There are also limitations inherent to the screening processes employed when conducting scoping (and other) reviews. It is possible that there were some studies captured by the initial search strategy that do contain some relevant findings or analyses related to sex or gender differences in eyewitness memory but where this information was not mentioned in the title or abstract. For example, these findings might be incidental to the main focus of the study and only briefly noted in the body text. In these cases, following the PRISMA guidelines for scoping reviews, the full text would not be read and this information would be missed. These then end up being excluded during the initial stages of the screening process when examining the titles and abstracts. The screening process is both time and labour-intensive and therefore it is not feasible to examine the full texts for every article captured by the original database searches.

Conclusion

This scoping review is the first such review of the literature related to sex differences in eyewitness memory.

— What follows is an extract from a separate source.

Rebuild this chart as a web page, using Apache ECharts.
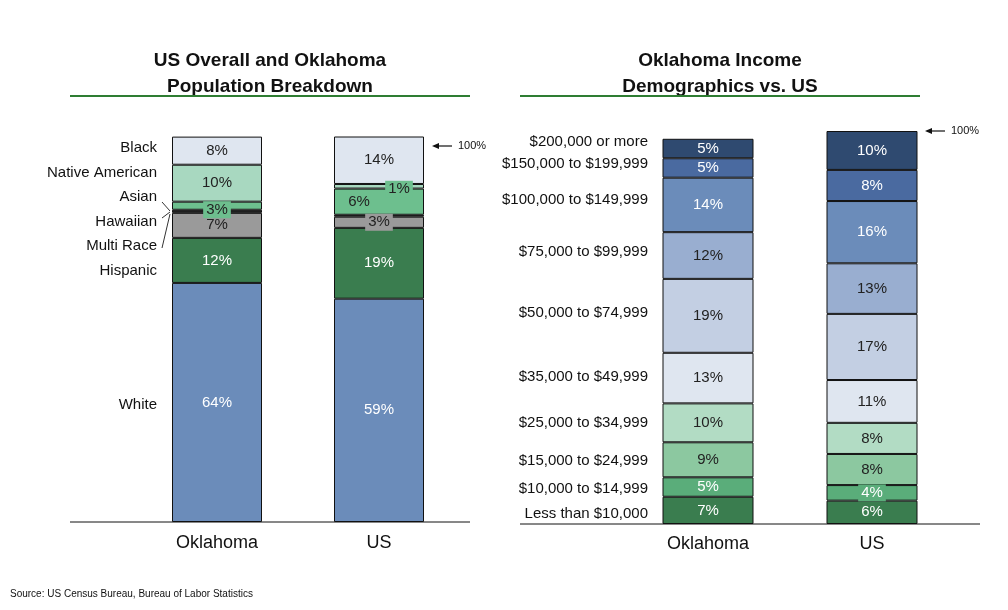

Although this topic has maintained sustained research interest and been subject to investigation since at least the 1970s, the literature is limited and lacks consensus. However, despite the variability in methodologies and findings, some interesting trends emerge. Firstly, findings from the studies reviewed here suggest that neither males nor females have a clear advantage for accuracy overall, but that they may instead be more accurate for different types of information. There was a tendency for females to demonstrate significantly higher accuracy for person-related memory, perhaps due to differential interest and attention in that type of information. There was also some evidence that males had a slight advantage for details related to the surrounding environment. The most consistent, though not universal, finding was that both males and females typically perform better in identifying, recognising, and recalling details related to a person of their own gender. This own-gender bias was suggested to be the result of people focusing greater attention on members of their own sex due to social and/or evolutionary factors. Overall, the diversity of findings related to the diversity of methodologies may indicate that any differences between males and females are context and task specific. Although there was some consensus for the proposed attentional component for these sex differences, no compelling causal information or evidence was provided for why differences may occur. Given the ongoing scientific, social, and political relevance of this topic, future research should seek to clarify if and how attentional focus may differ between males and females, and how this translates to differences in eyewitness memory.